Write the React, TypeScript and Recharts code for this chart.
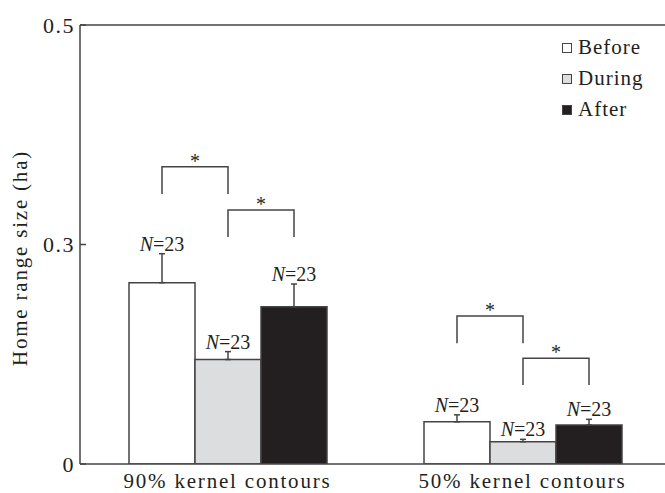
import React from 'react';
import { BarChart, Bar, XAxis, YAxis, ErrorBar, LabelList, ReferenceLine, Legend } from 'recharts';

const categories = ['90% kernel contours', '50% kernel contours'];
const beforeValues = [0.2065, 0.048];
const beforeErrors = [0.033, 0.008];
const duringValues = [0.119, 0.0254];
const duringErrors = [0.009, 0.0027];
const afterValues = [0.179, 0.0444];
const afterErrors = [0.026, 0.0065];
const sampleLabel = '=23';
const bracket1Top = [0.3386, 0.1686];
const bracket1Bottom = [0.3075, 0.1375];
const bracket2Top = [0.2893, 0.1204];
const bracket2Bottom = [0.2585, 0.09];
const yTickValues = [0, 0.25, 0.5];
const yTickLabels = ['0', '0.3', '0.5'];
const legendLabels = ['Before', 'During', 'After'];
const yAxisTitle = 'Home range size (ha)';

const FONT = '"Liberation Serif", "Times New Roman", serif';
const INK = '#231f20';
const LINE = '#444444';
const COLORS = ['#ffffff', '#dcdddf', '#231f20'];

const data = categories.map((cat, i) => ({
  cat,
  before: beforeValues[i],
  beforeErr: [0, beforeErrors[i]],
  during: duringValues[i],
  duringErr: [0, duringErrors[i]],
  after: afterValues[i],
  afterErr: [0, afterErrors[i]],
}));

const getBox = (props: any) => {
  const vb = props.viewBox && props.viewBox.width !== undefined ? props.viewBox : props;
  return { x: Number(vb.x), y: Number(vb.y), width: Number(vb.width), height: Number(vb.height) };
};

const makeNLabel = (errs: number[]) => (props: any) => {
  const { x, y, width, height } = getBox(props);
  const v = Number(props.value);
  const i = props.index;
  if (!v || i === undefined) return null;
  const ppu = Math.abs(height) / v;
  const errTop = y - errs[i] * ppu;
  return (
    <text x={x + width / 2} y={errTop - 3} textAnchor="middle" fontSize={20} fontFamily={FONT} fill={INK}>
      <tspan fontStyle="italic">N</tspan>
      <tspan>{sampleLabel}</tspan>
    </text>
  );
};

const makeBracket = (tops: number[], bottoms: number[]) => (props: any) => {
  const { x, y, width, height } = getBox(props);
  const v = Number(props.value);
  const i = props.index;
  if (!v || i === undefined) return null;
  const ppu = Math.abs(height) / v;
  const base = y + Math.abs(height);
  const yT = base - tops[i] * ppu;
  const yB = base - bottoms[i] * ppu;
  const x1 = x + width / 2;
  const x2 = x + width * 1.5;
  return (
    <g>
      <path d={`M${x1},${yB}V${yT}H${x2}V${yB}`} fill="none" stroke={LINE} strokeWidth={1.5} />
      <text x={(x1 + x2) / 2} y={yT + 1} textAnchor="middle" fontSize={20} fontFamily={FONT} fill={INK}>*</text>
    </g>
  );
};

const YTick = (props: any) => {
  const { x, y, payload } = props;
  const idx = yTickValues.indexOf(payload.value);
  return (
    <g>
      <line x1={x} x2={x + 6} y1={y} y2={y} stroke={LINE} strokeWidth={1.5} />
      <text x={x - 5} y={y} dy="0.35em" textAnchor="end" fontSize={22} letterSpacing={1.5} fontFamily={FONT} fill={INK}>
        {idx >= 0 ? yTickLabels[idx] : payload.value}
      </text>
    </g>
  );
};

const XTick = (props: any) => {
  const { x, y, payload } = props;
  return (
    <text x={x} y={y + 22} textAnchor="middle" fontSize={21} letterSpacing={1.8} fontFamily={FONT} fill={INK}>
      {payload.value}
    </text>
  );
};

const YTitle = (props: any) => {
  const vb = props.viewBox || { x: 0, y: 25, width: 80, height: 439 };
  const cx = 27;
  const cy = vb.y + vb.height / 2 + 13.5;
  return (
    <text x={cx} y={cy} transform={`rotate(-90, ${cx}, ${cy})`} textAnchor="middle" fontSize={21} letterSpacing={1.8} fontFamily={FONT} fill={INK}>
      {yAxisTitle}
    </text>
  );
};

const LegendContent = () => (
  <div style={{ fontFamily: FONT, color: INK }}>
    {legendLabels.map((l, i) => (
      <div key={l} style={{ display: 'flex', alignItems: 'center', height: 31, fontSize: 21, letterSpacing: 1 }}>
        <span style={{ display: 'inline-block', width: 8, height: 8, background: COLORS[i], border: `1.5px solid ${LINE}`, marginRight: 6 }} />
        <span>{l}</span>
      </div>
    ))}
  </div>
);

export default function App() {
  return (
    <div style={{ position: 'absolute', left: 0, top: 0, width: 665, height: 493, overflow: 'hidden', background: '#fff' }}>
      <BarChart width={670} height={493} data={data} margin={{ top: 25, right: 0, bottom: 0, left: 0 }} barGap={0} barSize={66}>
        <XAxis dataKey="cat" height={29} axisLine={{ stroke: LINE, strokeWidth: 1.5 }} tickLine={false} tickSize={0} tick={<XTick />} interval={0} />
        <YAxis width={80} domain={[0, 0.5]} ticks={yTickValues} allowDataOverflow type="number" axisLine={{ stroke: LINE, strokeWidth: 1.5 }} tickLine={false} tickSize={0} tickMargin={0} tick={<YTick />} label={<YTitle />} />
        <ReferenceLine y={0.5} stroke={LINE} strokeWidth={1.5} />
        <Legend layout="horizontal" verticalAlign="middle" align="center" wrapperStyle={{ left: 562, top: 32, width: 110, height: 100 }} content={<LegendContent />} />
        <Bar dataKey="before" fill={COLORS[0]} stroke={LINE} strokeWidth={1.5} isAnimationActive={false}>
          <ErrorBar dataKey="beforeErr" width={3} stroke={LINE} strokeWidth={1.5} direction="y" />
          <LabelList dataKey="before" content={makeNLabel(beforeErrors)} />
          <LabelList dataKey="before" content={makeBracket(bracket1Top, bracket1Bottom)} />
        </Bar>
        <Bar dataKey="during" fill={COLORS[1]} stroke={LINE} strokeWidth={1.5} isAnimationActive={false}>
          <ErrorBar dataKey="duringErr" width={3} stroke={LINE} strokeWidth={1.5} direction="y" />
          <LabelList dataKey="during" content={makeNLabel(duringErrors)} />
          <LabelList dataKey="during" content={makeBracket(bracket2Top, bracket2Bottom)} />
        </Bar>
        <Bar dataKey="after" fill={COLORS[2]} stroke={LINE} strokeWidth={1.5} isAnimationActive={false}>
          <ErrorBar dataKey="afterErr" width={3} stroke={LINE} strokeWidth={1.5} direction="y" />
          <LabelList dataKey="after" content={makeNLabel(afterErrors)} />
        </Bar>
      </BarChart>
    </div>
  );
}
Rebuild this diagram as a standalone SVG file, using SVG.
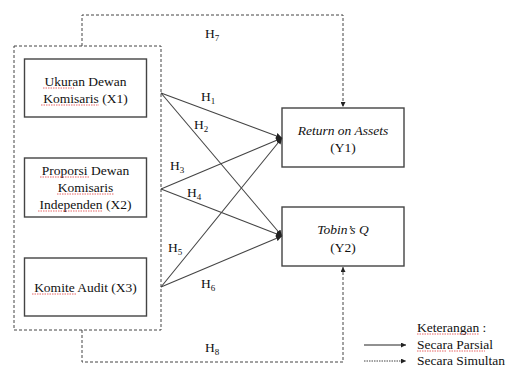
<svg xmlns="http://www.w3.org/2000/svg" width="507" height="368" viewBox="0 0 507 368">
<defs>
<marker id="ah" viewBox="0 0 10 10" refX="10" refY="5" markerWidth="6" markerHeight="6" markerUnits="userSpaceOnUse" orient="auto">
<path d="M0,0 L10,5 L0,10 z" fill="#222"/>
</marker>
<marker id="ahs" viewBox="0 0 10 10" refX="10" refY="5" markerWidth="5" markerHeight="5" markerUnits="userSpaceOnUse" orient="auto">
<path d="M0,0 L10,5 L0,10 z" fill="#222"/>
</marker>
</defs>
<style>
text{font-family:"Liberation Serif","Times New Roman",serif;font-size:13.5px;fill:#111;}
.c{text-anchor:middle;}
.i{font-style:italic;}
.sub{font-size:9px;}
.box{fill:#fff;stroke:#444;stroke-width:1.4;}
.dash{fill:none;stroke:#444;stroke-width:1;stroke-dasharray:3,2;}
.solid{fill:none;stroke:#444;stroke-width:1.1;marker-end:url(#ah);}
.spell{fill:none;stroke:#e04040;stroke-width:0.8;stroke-dasharray:1.5,1;}
</style>
<rect width="507" height="368" fill="#fff"/>

<g id="group-x">
<rect class="dash" x="14" y="46" width="147" height="284"/>
</g>

<g id="x1">
<rect class="box" x="24.5" y="59" width="122" height="58"/>
<text class="c" x="85.5" y="86">Ukuran Dewan</text>
<text class="c" x="85.5" y="103">Komisaris (X1)</text>
<path class="spell" d="M43,88 H74 M41,105 H99"/>
</g>

<g id="x2">
<rect class="box" x="24.5" y="158" width="122" height="59"/>
<text class="c" x="85.5" y="175">Proporsi Dewan</text>
<text class="c" x="85.5" y="192">Komisaris</text>
<text class="c" x="85.5" y="209">Independen (X2)</text>
<path class="spell" d="M40,177 H90 M57,194 H114 M38,211 H103"/>
</g>

<g id="x3">
<rect class="box" x="24.5" y="258" width="122" height="58"/>
<text class="c" x="85.5" y="292">Komite Audit (X3)</text>
<path class="spell" d="M32,294 H77"/>
</g>

<g id="y1">
<rect class="box" x="282" y="108" width="122" height="59"/>
<text class="c i" x="343" y="135">Return on Assets</text>
<text class="c" x="343" y="152">(Y1)</text>
</g>

<g id="y2">
<rect class="box" x="282" y="207" width="122" height="59"/>
<text class="c i" x="343" y="234">Tobin’s Q</text>
<text class="c" x="343" y="252">(Y2)</text>
</g>

<g id="connectors">
<line class="solid" x1="161" y1="93" x2="282" y2="138"/>
<line class="solid" x1="161" y1="93" x2="282" y2="236"/>
<line class="solid" x1="161" y1="189" x2="282" y2="138"/>
<line class="solid" x1="161" y1="189" x2="282" y2="236"/>
<line class="solid" x1="161" y1="287" x2="282" y2="138"/>
<line class="solid" x1="161" y1="287" x2="282" y2="236"/>
<path class="dash" d="M82,46 V15 H343 V107" marker-end="url(#ahs)"/>
<path class="dash" d="M82,330 V362 H343 V267" marker-end="url(#ahs)"/>
</g>

<g id="labels">
<text x="205" y="38">H<tspan class="sub" dy="3">7</tspan></text>
<text x="201" y="101">H<tspan class="sub" dy="3">1</tspan></text>
<text x="194" y="129">H<tspan class="sub" dy="3">2</tspan></text>
<text x="170" y="170">H<tspan class="sub" dy="3">3</tspan></text>
<text x="187" y="197">H<tspan class="sub" dy="3">4</tspan></text>
<text x="168" y="252">H<tspan class="sub" dy="3">5</tspan></text>
<text x="201" y="288">H<tspan class="sub" dy="3">6</tspan></text>
<text x="205" y="352">H<tspan class="sub" dy="3">8</tspan></text>
</g>

<g id="legend">
<text x="417" y="332">Keterangan :</text>
<text x="417" y="349">Secara Parsial</text>
<text x="417" y="365">Secara Simultan</text>
<line x1="364" y1="345" x2="406" y2="345" stroke="#222" stroke-width="1" marker-end="url(#ahs)"/>
<line x1="364" y1="361" x2="406" y2="361" stroke="#444" stroke-width="1" stroke-dasharray="1.5,1" marker-end="url(#ahs)"/>
<path class="spell" d="M417,334 H479 M417,351 H446 M449,351 H485"/>
</g>
</svg>
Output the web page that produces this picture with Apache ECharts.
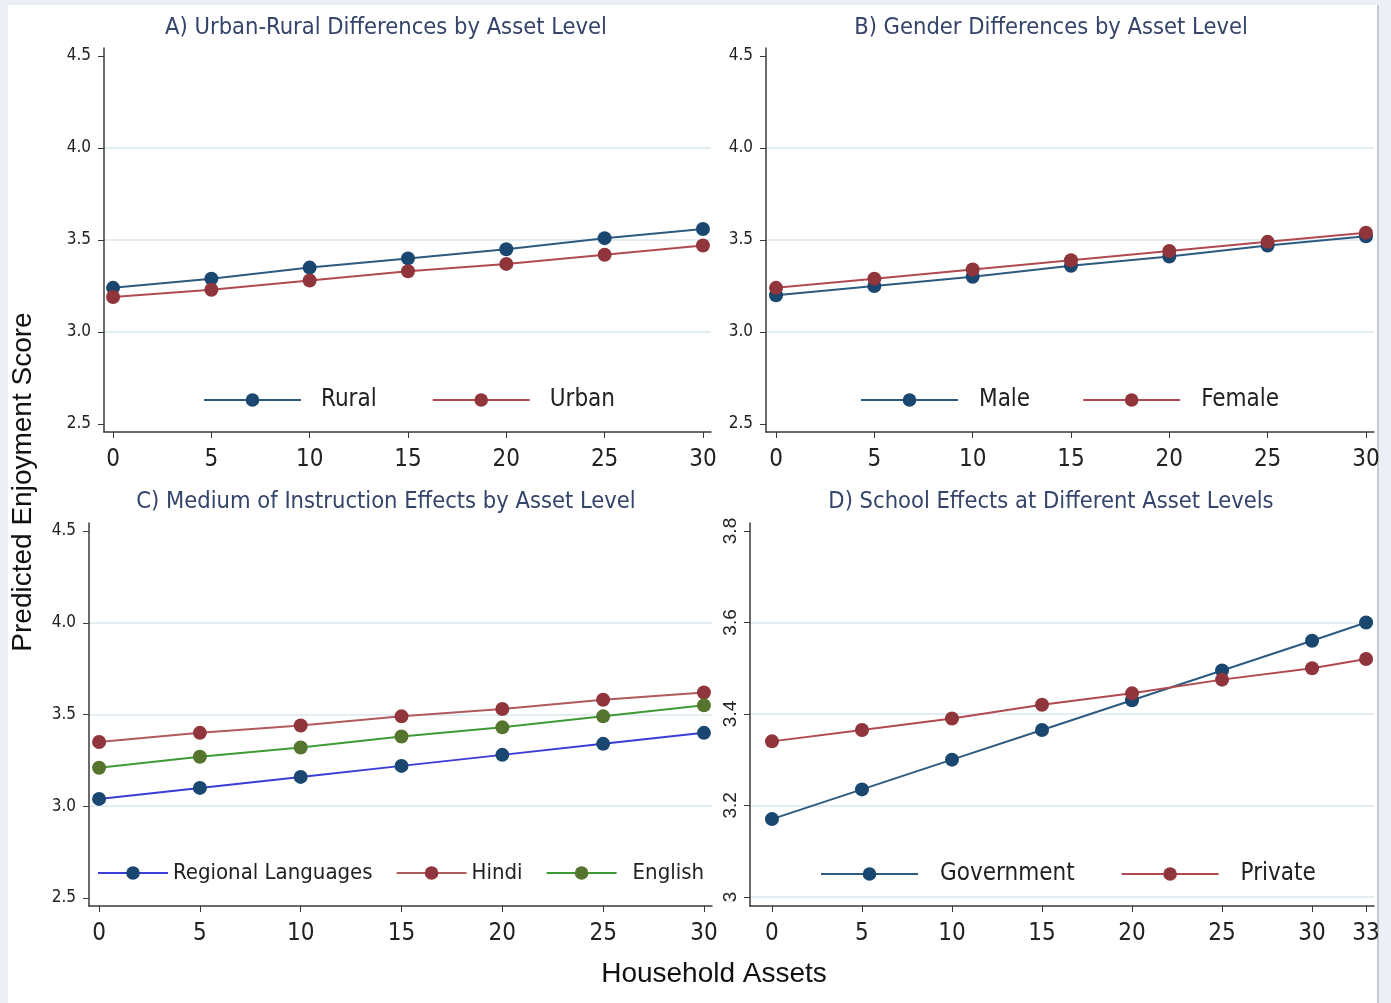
<!DOCTYPE html>
<html>
<head>
<meta charset="utf-8">
<title>Predicted Enjoyment Score by Household Assets</title>
<script src="https://cdn.jsdelivr.net/npm/echarts@6/dist/echarts.min.js"></script>
<style>
  html, body { margin: 0; padding: 0; background: #eceff5; }
  #frame { position: absolute; left: 8px; top: 5px; width: 1369px; height: 998px; background: #fff; border-right: 2px solid #c6cacf; }
  #chart { position: absolute; left: 0; top: 0; width: 1391px; height: 1003px; }
</style>
</head>
<body>
<div id="frame"></div>
<div id="chart"></div>
<script>
// x values (household assets)
const assets = [0, 5, 10, 15, 20, 25, 30]
const assetsSchool = [0, 5, 10, 15, 20, 25, 30, 33]

// tick labels
const xTicks = [0, 5, 10, 15, 20, 25, 30]
const xTicksSchool = [0, 5, 10, 15, 20, 25, 30, 33]
const yTicks = [2.5, 3.0, 3.5, 4.0, 4.5]
const yTicksSchool = [3.0, 3.2, 3.4, 3.6, 3.8]

// A) urban / rural
const rural = [3.24, 3.29, 3.35, 3.40, 3.45, 3.51, 3.56]
const urban = [3.19, 3.23, 3.28, 3.33, 3.37, 3.42, 3.47]

// B) gender
const male = [3.20, 3.25, 3.30, 3.36, 3.41, 3.47, 3.52]
const female = [3.24, 3.29, 3.34, 3.39, 3.44, 3.49, 3.54]

// C) medium of instruction
const regional = [3.04, 3.10, 3.16, 3.22, 3.28, 3.34, 3.40]
const hindi = [3.35, 3.40, 3.44, 3.49, 3.53, 3.58, 3.62]
const english = [3.21, 3.27, 3.32, 3.38, 3.43, 3.49, 3.55]

// D) school type
const government = [3.17, 3.235, 3.30, 3.365, 3.43, 3.495, 3.56, 3.60]
const privateSchool = [3.34, 3.365, 3.39, 3.42, 3.445, 3.475, 3.50, 3.52]

const titles = [
  'A) Urban-Rural Differences by Asset Level',
  'B) Gender Differences by Asset Level',
  'C) Medium of Instruction Effects by Asset Level',
  'D) School Effects at Different Asset Levels'
]

const narrow = '"Liberation Sans Narrow", "Arial Narrow", "DejaVu Sans Condensed", sans-serif'
const navy = '#1a476f'
const maroon = '#90353b'
const green = '#55752f'
const axisColor = '#3a3a3a'
const gridColor = '#e4edf1'
const none = 'rgba(0,0,0,0)'

const pairs = (xs, ys) => xs.map((x, i) => [x, ys[i]])

// plot regions; axis ranges are padded a little past the first/last tick like Stata does
const grids = [
  { left: 104, top: 48, width: 607, height: 384 },
  { left: 766, top: 48, width: 608, height: 384 },
  { left: 89, top: 523, width: 623, height: 383 },
  { left: 750, top: 523, width: 624, height: 383 }
]

function xAxisFor(i, min, max, ticks) {
  return {
    type: 'value',
    gridIndex: i,
    min: min,
    max: max,
    axisLine: { onZero: false, lineStyle: { color: axisColor, width: 1.5 } },
    axisTick: { length: 6, lineStyle: { color: axisColor }, customValues: ticks },
    axisLabel: { color: '#222', fontFamily: narrow, fontSize: 24, margin: 16, customValues: ticks },
    splitLine: { show: false }
  }
}

function yAxisFor(i, min, max, ticks, school) {
  // no grid line on the top tick (and none on the bottom one except in D)
  const lineColors = ticks.map((t, k) => (k === ticks.length - 1 || (k === 0 && !school)) ? none : gridColor)
  return {
    type: 'value',
    gridIndex: i,
    min: min,
    max: max,
    axisLine: { show: true, onZero: false, lineStyle: { color: axisColor, width: 1.5 } },
    axisTick: { show: true, length: 6, lineStyle: { color: axisColor }, customValues: ticks },
    axisLabel: school
      ? { color: '#222', fontFamily: 'Liberation Sans, sans-serif', fontSize: 19, rotate: 90, margin: 10, customValues: ticks }
      : { color: '#222', fontFamily: narrow, fontSize: 17, margin: 13, customValues: ticks, formatter: v => v.toFixed(1) },
    splitLine: { show: true, lineStyle: { color: lineColors, width: 2 } }
  }
}

function line(name, xs, ys, idx, dot, stroke) {
  return {
    type: 'line',
    name: name,
    xAxisIndex: idx,
    yAxisIndex: idx,
    data: pairs(xs, ys),
    symbol: 'circle',
    symbolSize: 14,
    lineStyle: { color: stroke, width: 2 },
    itemStyle: { color: dot },
    z: 3
  }
}

function legendFor(names, left, top, itemWidth, itemGap, pads, fontSize) {
  return {
    left: left,
    top: top,
    orient: 'horizontal',
    itemWidth: itemWidth,
    itemHeight: 17,
    itemGap: itemGap,
    textStyle: { fontFamily: narrow, fontSize: fontSize, color: '#222' },
    data: names.map((n, k) => ({ name: n, textStyle: { padding: [0, 0, 0, pads[k]] } }))
  }
}

const option = {
  animation: false,
  title: titles.map((t, i) => ({
    text: t,
    left: i % 2 === 0 ? 381 : 1046,
    top: i < 2 ? 11 : 485,
    textAlign: 'center',
    textStyle: { fontFamily: narrow, fontSize: 23.5, fontWeight: 'normal', color: '#34446a' }
  })),
  grid: grids,
  xAxis: [
    xAxisFor(0, -0.46, 30.41, xTicks),
    xAxisFor(1, -0.51, 30.41, xTicks),
    xAxisFor(2, -0.5, 30.4, xTicks),
    xAxisFor(3, -1.22, 33.44, xTicksSchool)
  ],
  yAxis: [
    yAxisFor(0, 2.4565, 4.5435, yTicks, false),
    yAxisFor(1, 2.4565, 4.5435, yTicks, false),
    yAxisFor(2, 2.4564, 4.5436, yTicks, false),
    yAxisFor(3, 2.980, 3.8175, yTicksSchool, true)
  ],
  legend: [
    legendFor(['Rural', 'Urban'], 198, 383, 97, 55, [15, 15], 24),
    legendFor(['Male', 'Female'], 855, 383, 97, 52, [16, 16], 24),
    legendFor(['Regional Languages', 'Hindi', 'English'], 92, 857, 70, 23, [0, 0, 11], 22),
    legendFor(['Government', 'Private'], 815, 857, 97, 46, [17, 17], 24)
  ],
  graphic: [
    {
      type: 'text',
      x: 23,
      y: 482,
      rotation: Math.PI / 2,
      style: { text: 'Predicted Enjoyment Score', fontFamily: 'Liberation Sans, sans-serif', fontSize: 28, fill: '#111', textAlign: 'center', textVerticalAlign: 'middle' }
    },
    {
      type: 'text',
      x: 714,
      y: 974,
      style: { text: 'Household Assets', fontFamily: 'Liberation Sans, sans-serif', fontSize: 28, fill: '#111', textAlign: 'center', textVerticalAlign: 'middle' }
    }
  ],
  series: [
    line('Rural', assets, rural, 0, navy, '#2d5b80'),
    line('Urban', assets, urban, 0, maroon, '#b04a50'),
    line('Male', assets, male, 1, navy, '#2d5b80'),
    line('Female', assets, female, 1, maroon, '#b04a50'),
    line('Regional Languages', assets, regional, 2, navy, '#3b3bd6'),
    line('Hindi', assets, hindi, 2, maroon, '#b05a5e'),
    line('English', assets, english, 2, green, '#3f9a35'),
    line('Government', assetsSchool, government, 3, navy, '#2d5b80'),
    line('Private', assetsSchool, privateSchool, 3, maroon, '#b04a50')
  ]
}

const chart = echarts.init(document.getElementById('chart'))
chart.setOption(option)
</script>
</body>
</html>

___

§ WORK TO DO:
Without any pictures, reproduce the lines from the first one in the material through the line that has "LabelList, ReferenceLine, Legend", exactly as they appear.

§ TASK OUTPUT:
Write the React, TypeScript and Recharts code for this chart.
import React from 'react';
import { BarChart, Bar, XAxis, YAxis, ErrorBar, LabelList, ReferenceLine, Legend } from 'recharts';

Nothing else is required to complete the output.